We learned some of what had been going on a few years later. She was a big drinker, she told the Times’ Winter Miller. A fifth a day. But she knocked it off. And continued to make great albums — though with a very different sound, more traditional southern soul music, with a band led by the great Teenie Hodges, who had played guitar for Al Green. They were not as great, I didn’t think, but still great. And her live performances were much better. The two times I’ve seen her since, she sounded gorgeous and smooth, if a bit restrained and measured, and she seemed calm and confident. She seemed happy.

Then, earlier this year, she released Sun. It sounds more like the old stuff: weirder, more jagged, fractured. Less restrained. And excellent. Like I said, I like it better than anything she’s done in twelve years. But it worried me to read, in August, in Amanda Petrusich’s profile at Pitchfork, that Cat Power was drinking tequila and whiskey. Steve Kandell’s piece in Spin was more explicit: she was wasted. It worried me more to learn, late last month, that she’d been hospitalized in Miami for undisclosed medical reasons.

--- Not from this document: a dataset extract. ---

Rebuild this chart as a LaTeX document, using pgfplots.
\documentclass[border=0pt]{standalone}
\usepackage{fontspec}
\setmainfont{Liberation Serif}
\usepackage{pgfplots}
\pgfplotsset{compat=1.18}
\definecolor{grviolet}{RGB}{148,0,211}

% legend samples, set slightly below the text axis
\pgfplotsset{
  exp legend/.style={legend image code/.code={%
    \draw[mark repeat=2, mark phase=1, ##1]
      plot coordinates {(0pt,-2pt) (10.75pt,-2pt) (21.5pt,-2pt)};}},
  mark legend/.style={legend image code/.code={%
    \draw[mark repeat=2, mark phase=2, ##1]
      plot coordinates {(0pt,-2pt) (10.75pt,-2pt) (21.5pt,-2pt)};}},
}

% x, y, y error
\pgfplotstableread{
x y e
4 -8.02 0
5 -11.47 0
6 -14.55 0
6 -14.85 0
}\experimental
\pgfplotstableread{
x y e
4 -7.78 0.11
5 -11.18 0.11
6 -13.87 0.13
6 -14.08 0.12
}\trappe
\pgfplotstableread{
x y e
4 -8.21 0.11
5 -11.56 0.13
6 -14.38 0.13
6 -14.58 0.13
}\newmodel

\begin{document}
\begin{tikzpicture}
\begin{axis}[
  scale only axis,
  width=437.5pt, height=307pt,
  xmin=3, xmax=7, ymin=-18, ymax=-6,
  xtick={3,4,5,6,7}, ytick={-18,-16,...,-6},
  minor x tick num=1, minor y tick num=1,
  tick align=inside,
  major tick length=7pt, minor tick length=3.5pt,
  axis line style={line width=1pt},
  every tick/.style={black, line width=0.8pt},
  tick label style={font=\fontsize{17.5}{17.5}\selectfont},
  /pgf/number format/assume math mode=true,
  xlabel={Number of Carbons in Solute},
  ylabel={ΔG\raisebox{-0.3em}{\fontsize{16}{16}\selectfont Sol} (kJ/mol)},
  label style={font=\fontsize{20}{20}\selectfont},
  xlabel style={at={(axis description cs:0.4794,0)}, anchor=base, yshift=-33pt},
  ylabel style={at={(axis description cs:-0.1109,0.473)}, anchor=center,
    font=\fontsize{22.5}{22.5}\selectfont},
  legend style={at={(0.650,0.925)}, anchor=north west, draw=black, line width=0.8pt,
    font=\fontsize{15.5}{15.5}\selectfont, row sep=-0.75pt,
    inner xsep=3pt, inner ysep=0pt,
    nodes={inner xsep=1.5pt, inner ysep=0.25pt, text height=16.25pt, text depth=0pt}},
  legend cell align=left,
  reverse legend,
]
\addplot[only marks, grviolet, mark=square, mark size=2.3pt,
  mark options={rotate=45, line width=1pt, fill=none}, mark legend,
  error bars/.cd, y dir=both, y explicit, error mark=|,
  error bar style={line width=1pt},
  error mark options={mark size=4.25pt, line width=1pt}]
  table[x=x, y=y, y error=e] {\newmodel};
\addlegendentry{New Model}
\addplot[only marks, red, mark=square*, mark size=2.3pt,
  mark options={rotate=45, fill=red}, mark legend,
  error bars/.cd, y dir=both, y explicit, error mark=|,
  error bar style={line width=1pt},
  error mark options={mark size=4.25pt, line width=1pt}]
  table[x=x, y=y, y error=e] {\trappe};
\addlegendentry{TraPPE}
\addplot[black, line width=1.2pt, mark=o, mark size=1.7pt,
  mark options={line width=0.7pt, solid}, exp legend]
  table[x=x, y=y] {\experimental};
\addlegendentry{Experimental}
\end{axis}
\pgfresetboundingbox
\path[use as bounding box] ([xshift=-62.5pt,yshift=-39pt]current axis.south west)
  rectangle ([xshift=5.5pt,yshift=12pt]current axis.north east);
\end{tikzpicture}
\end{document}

Her concerts have been falling apart again, too. Two weeks ago, the Miami New Times’ David Von Bader described a show at Grand Central Miami:

With a golden beam of light shrouding her silhouette, the songstress rallied and got through the song, swaying and itching a bit in what could only be described as a mime’s imaginary box, set in the corner of the stage.

On Monday, in Toronto, she was described as seeming “scattered and frail.”

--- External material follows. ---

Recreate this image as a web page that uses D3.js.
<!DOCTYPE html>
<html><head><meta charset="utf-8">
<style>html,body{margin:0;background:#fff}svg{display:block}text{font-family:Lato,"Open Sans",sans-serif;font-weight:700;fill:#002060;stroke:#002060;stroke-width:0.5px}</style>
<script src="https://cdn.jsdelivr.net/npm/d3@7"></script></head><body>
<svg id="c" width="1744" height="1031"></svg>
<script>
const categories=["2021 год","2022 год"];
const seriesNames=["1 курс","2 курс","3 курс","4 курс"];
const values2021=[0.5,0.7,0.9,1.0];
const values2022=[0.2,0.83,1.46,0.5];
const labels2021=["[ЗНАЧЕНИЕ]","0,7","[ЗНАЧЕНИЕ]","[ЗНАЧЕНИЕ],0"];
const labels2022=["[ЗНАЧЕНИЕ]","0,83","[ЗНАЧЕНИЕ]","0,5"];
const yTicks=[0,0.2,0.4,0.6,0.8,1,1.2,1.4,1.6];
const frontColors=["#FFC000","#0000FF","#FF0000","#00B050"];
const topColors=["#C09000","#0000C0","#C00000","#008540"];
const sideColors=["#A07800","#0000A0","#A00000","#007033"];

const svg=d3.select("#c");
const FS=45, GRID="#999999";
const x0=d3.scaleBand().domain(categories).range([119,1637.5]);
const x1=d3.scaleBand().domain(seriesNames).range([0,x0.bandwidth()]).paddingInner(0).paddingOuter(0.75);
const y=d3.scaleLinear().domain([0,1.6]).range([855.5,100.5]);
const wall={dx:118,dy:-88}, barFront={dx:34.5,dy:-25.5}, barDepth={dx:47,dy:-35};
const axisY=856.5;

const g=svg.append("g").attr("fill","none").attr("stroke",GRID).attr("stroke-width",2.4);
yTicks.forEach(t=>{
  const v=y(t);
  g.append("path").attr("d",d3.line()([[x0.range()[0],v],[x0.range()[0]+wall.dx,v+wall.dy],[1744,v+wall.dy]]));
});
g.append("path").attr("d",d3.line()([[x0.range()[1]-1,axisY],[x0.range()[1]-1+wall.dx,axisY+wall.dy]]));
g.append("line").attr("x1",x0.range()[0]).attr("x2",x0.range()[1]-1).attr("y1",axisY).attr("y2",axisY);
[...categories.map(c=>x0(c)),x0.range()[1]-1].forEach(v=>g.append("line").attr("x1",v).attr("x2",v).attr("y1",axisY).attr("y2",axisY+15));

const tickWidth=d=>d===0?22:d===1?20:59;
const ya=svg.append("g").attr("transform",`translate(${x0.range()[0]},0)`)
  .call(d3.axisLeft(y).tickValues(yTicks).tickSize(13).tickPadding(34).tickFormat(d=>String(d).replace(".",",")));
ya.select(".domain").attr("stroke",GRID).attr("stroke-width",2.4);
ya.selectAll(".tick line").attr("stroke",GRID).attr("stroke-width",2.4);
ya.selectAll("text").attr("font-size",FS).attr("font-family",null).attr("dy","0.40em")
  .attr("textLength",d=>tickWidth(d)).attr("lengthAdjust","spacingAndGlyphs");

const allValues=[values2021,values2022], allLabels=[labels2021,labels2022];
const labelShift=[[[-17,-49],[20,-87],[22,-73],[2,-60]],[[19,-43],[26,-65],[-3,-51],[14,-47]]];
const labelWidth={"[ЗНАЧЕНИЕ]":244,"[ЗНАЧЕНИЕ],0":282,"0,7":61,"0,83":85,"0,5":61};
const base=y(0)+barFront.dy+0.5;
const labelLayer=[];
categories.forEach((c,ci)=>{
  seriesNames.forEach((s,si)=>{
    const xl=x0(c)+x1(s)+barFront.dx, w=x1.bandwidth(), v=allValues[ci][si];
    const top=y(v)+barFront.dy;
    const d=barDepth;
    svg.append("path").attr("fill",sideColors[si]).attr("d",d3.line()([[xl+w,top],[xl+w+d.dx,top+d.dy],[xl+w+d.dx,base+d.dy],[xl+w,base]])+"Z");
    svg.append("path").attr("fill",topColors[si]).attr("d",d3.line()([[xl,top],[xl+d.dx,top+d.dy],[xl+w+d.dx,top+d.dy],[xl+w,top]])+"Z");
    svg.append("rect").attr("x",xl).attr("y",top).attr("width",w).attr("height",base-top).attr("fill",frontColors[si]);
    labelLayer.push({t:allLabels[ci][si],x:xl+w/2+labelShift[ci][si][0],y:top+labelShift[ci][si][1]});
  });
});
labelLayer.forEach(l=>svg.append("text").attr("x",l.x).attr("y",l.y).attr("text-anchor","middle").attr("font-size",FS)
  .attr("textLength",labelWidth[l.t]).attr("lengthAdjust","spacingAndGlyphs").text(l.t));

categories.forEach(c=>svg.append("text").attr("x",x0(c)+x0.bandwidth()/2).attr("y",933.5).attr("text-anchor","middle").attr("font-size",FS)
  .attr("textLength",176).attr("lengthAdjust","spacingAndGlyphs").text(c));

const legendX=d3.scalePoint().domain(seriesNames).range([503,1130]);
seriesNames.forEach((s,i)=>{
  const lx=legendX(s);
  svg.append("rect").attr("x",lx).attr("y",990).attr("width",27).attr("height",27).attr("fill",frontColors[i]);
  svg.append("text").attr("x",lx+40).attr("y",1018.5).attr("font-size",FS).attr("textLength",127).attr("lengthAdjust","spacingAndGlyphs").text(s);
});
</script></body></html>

Here’s a video of “3,6,9” from the Miami show.

Ugh. I don’t think that she is feeling fine. Or, if she is, I don’t think that she’ll be feeling that way for very much longer. The connection between musical genius and drug and alcohol addiction will not be news to anybody, but this instance is striking me as particularly depressing. Here I am, enjoying one of my favorite artist’s new music, celebrating its return to a level of brilliance previously achieved — quite possibly at the expense of that artist’s well-being. The knowledge that she has in fact fallen back into self-damaging behavior doesn’t sit well with the enjoyment. I mean, it doesn’t cancel the enjoyment, it doesn’t ruin it. Great music comes into the world in lots of different ways, and I think people should enjoy it regardless of genesis.

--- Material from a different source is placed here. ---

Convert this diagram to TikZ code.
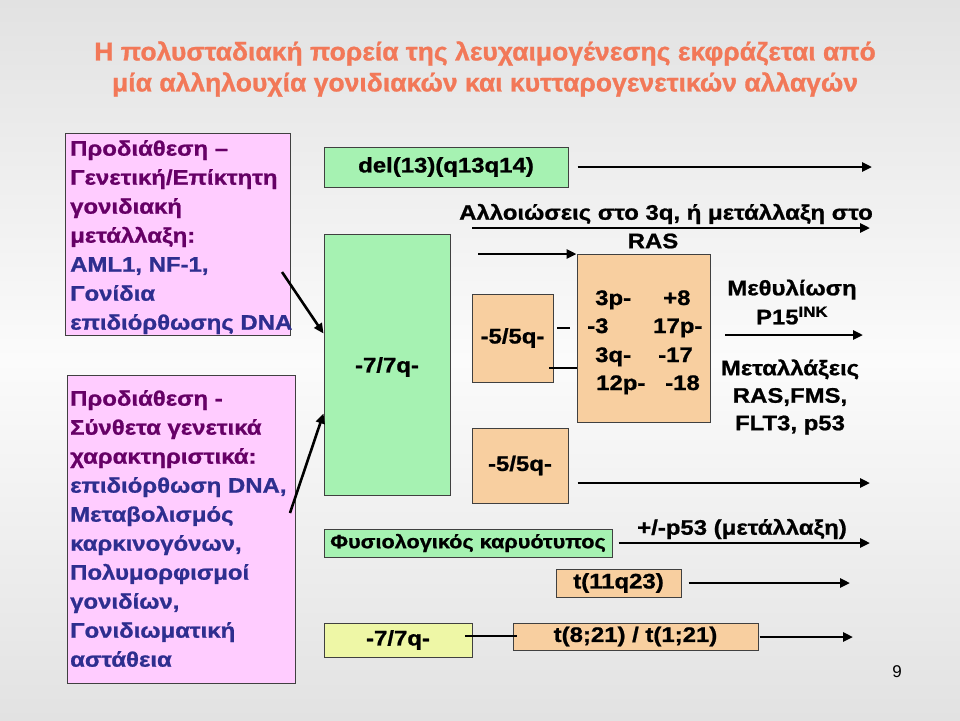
\documentclass[tikz,border=0pt]{standalone}
\usepackage{fontspec}
\setmainfont{Liberation Sans}[FakeStretch=1.14, BoldFeatures={FakeBold=1}]
\newfontfamily\titlefont{Liberation Sans}[FakeStretch=1.04, BoldFeatures={FakeBold=1}]
\newfontfamily\plainfont{Liberation Sans}
\usetikzlibrary{arrows.meta}
\definecolor{bggray}{HTML}{E2E2E2}
\definecolor{bglight}{HTML}{FBFBFB}
\definecolor{titlec}{HTML}{F27858}
\definecolor{pinkf}{HTML}{FFCCFF}
\definecolor{purp}{HTML}{660066}
\definecolor{navy}{HTML}{2E2E8F}
\definecolor{greenf}{HTML}{A6F2B2}
\definecolor{orangef}{HTML}{F8CFA0}
\definecolor{yellowf}{HTML}{EEF7A6}
\definecolor{edge}{HTML}{404040}
\tikzset{
  box/.style={draw=edge, line width=1pt, inner sep=0pt, font=\bfseries\fontsize{21}{24}\selectfont, text=black},
  gbox/.style={box, fill=greenf},
  obox/.style={box, fill=orangef},
  ybox/.style={box, fill=yellowf},
  pbox/.style={draw=edge, line width=1pt, fill=pinkf, inner sep=0pt, anchor=north west},
  arr/.style={line width=2.6pt, -{Triangle[length=10pt,width=9pt]}},
  conn/.style={line width=2.6pt},
  lbl/.style={font=\bfseries\fontsize{21}{27}\selectfont, inner sep=0pt, align=center},
  ptext/.style={font=\bfseries\fontsize{21}{29}\selectfont, inner sep=0pt, align=left, anchor=north west},
  cell/.style={font=\bfseries\fontsize{21}{24}\selectfont, inner sep=0pt, anchor=base west},
}
\begin{document}
\begin{tikzpicture}[x=1pt,y=-1pt]
\useasboundingbox (0,0) rectangle (960,720);
\shade[top color=bggray, bottom color=bggray, middle color=bglight] (0,0) rectangle (960,720);

% title
\node[font=\titlefont\bfseries\fontsize{25.5}{31}\selectfont, text=titlec, align=center, inner sep=0pt] (title) at (485,69)
  {Η πολυσταδιακή πορεία της λευχαιμογένεσης εκφράζεται από\\μία αλληλουχία γονιδιακών και κυτταρογενετικών αλλαγών};

% pink boxes
\node[pbox, minimum width=225pt, minimum height=202pt] (pb1) at (65,133) {};
\node[ptext, text=purp] (pt1) at (70,140) {Προδιάθεση –\\Γενετική/Επίκτητη\\γονιδιακή\\μετάλλαξη:\\\textcolor{navy}{AML1, NF-1,}\\\textcolor{navy}{Γονίδια}\\\textcolor{navy}{επιδιόρθωσης DNA}};
\node[pbox, minimum width=228pt, minimum height=308pt] (pb2) at (67,375) {};
\node[ptext, text=purp] (pt2) at (70,390) {Προδιάθεση -\\Σύνθετα γενετικά\\χαρακτηριστικά:\\\textcolor{navy}{επιδιόρθωση DNA,}\\\textcolor{navy}{Μεταβολισμός}\\\textcolor{navy}{καρκινογόνων,}\\\textcolor{navy}{Πολυμορφισμοί}\\\textcolor{navy}{γονιδίων,}\\\textcolor{navy}{Γονιδιωματική}\\\textcolor{navy}{αστάθεια}};

% middle boxes
\node[gbox, minimum width=244pt, minimum height=40pt] (del) at (446,167) {del(13)(q13q14)};
\node[gbox, minimum width=126pt, minimum height=261pt] (g7) at (387,364.5) {};
\node[font=\bfseries\fontsize{21}{24}\selectfont, inner sep=0pt] (g7t) at (387,367) {-7/7q-};
\node[obox, minimum width=81pt, minimum height=88pt] (o5a) at (512.5,338) {-5/5q-};
\node[obox, minimum width=133pt, minimum height=168pt] (big) at (643.5,338) {};
\node[obox, minimum width=96pt, minimum height=75pt] (o5b) at (520,465.5) {-5/5q-};
\node[gbox, minimum width=288pt, minimum height=28pt, font=\bfseries\fontsize{19}{22}\selectfont] (norm) at (468,543) {Φυσιολογικός καρυότυπος};
\node[obox, minimum width=125pt, minimum height=28pt] (t11) at (618.5,583) {t(11q23)};
\node[ybox, minimum width=148pt, minimum height=34pt] (y7) at (398,640) {-7/7q-};
\node[obox, minimum width=245pt, minimum height=27pt] (t821) at (635.5,636.5) {t(8;21) / t(1;21)};

% big box texts
\node[cell] (b1) at (595,305) {3p-};
\node[cell] (b2) at (663,305) {+8};
\node[cell] (b3) at (587,333) {-3};
\node[cell] (b4) at (653,333) {17p-};
\node[cell] (b5) at (595,362) {3q-};
\node[cell] (b6) at (658,362) {-17};
\node[cell] (b7) at (596,390) {12p-};
\node[cell] (b8) at (665,390) {-18};

% labels
\node[lbl] (alt1) at (666,214) {Αλλοιώσεις στο 3q, ή μετάλλαξη στο};
\node[lbl] (alt2) at (653,241) {RAS};
\node[lbl, font=\bfseries\fontsize{21}{29}\selectfont] (meth) at (792,302) {Μεθυλίωση\\P15\textsuperscript{INK}};
\node[lbl, font=\bfseries\fontsize{21}{27.5}\selectfont] (mut) at (790,397) {Μεταλλάξεις\\RAS,FMS,\\FLT3, p53};
\node[lbl] (p53) at (742,529) {+/-p53 (μετάλλαξη)};
\node[font=\plainfont\fontsize{17}{18}\selectfont, inner sep=0pt] (pg) at (897,672) {9};

% coordinates
\coordinate (e1) at (872,167);
\coordinate (a2s) at (472,228);
\coordinate (a2e) at (870,228);
\coordinate (a3s) at (478,254);
\coordinate (d1s) at (557,328);
\coordinate (d1e) at (570,328);
\coordinate (l1) at (549,368);
\coordinate (m1s) at (725,335);
\coordinate (m1e) at (863,335);
\coordinate (e5) at (870,483);
\coordinate (e6) at (870,543);
\coordinate (e7) at (850,583);
\coordinate (y1) at (465,636);
\coordinate (e8) at (853,637);
\coordinate (pa1) at (282,272);
\coordinate (pa2) at (290,513);

% connectors
\draw[arr] ([xshift=9pt]del.east) -- (e1);
\draw[arr] (a2s) -- (a2e);
\draw[arr] (a3s) -- (a3s -| big.west);
\draw[conn] (d1s) -- (d1e);
\draw[conn] (l1) -- (l1 -| big.west);
\draw[arr] (m1s) -- (m1e);
\draw[arr] ([xshift=9pt]o5b.east |- e5) -- (e5);
\draw[arr] ([xshift=6pt]norm.east) -- (e6);
\draw[arr] ([xshift=7pt]t11.east) -- (e7);
\draw[conn] (y1) -- ([xshift=4pt]t821.west |- y1);
\draw[arr] ([xshift=1pt]t821.east |- e8) -- (e8);
\draw[arr] (pa1) -- ([yshift=31pt]g7.west);
\draw[arr] (pa2) -- ([yshift=-49pt]g7.west);
\end{tikzpicture}
\end{document}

But, disturbing: I apparently like the music Chan Marshall makes when she’s in a less healthy state than the music she makes in a healthier state. I like it when she feels like she would like to be a different person, a better person, than the person she is. I like the expression of pain. I like it because it reminds me of times I’ve been sad myself, and times when I’ve wished I could different and better. I find it comforting, like a sympathy in the purest form of the word. Rendering those feelings is a wonderful gift an artist can give to the world. But how much is it worth to the world? Is it worth the pain an artist suffers? How much pain would we be willing to have our favorite artists suffer in order for them to be able to make our favorite art? Would I want Cat Power to kill herself if in so doing she made the best record she’s ever made? I would not. And yet, I’m like the fans that Mick Jagger sings about in “It’s Only Rock ‘n Roll”: teenage lust unsatisfied even as he sticks a knife in his heart and bleeds on the stage.

Cat Power is playing at Hammerstein Ballroom tonight. Tickets are still available. Maybe it’ll be great. I hope it is. Let me know.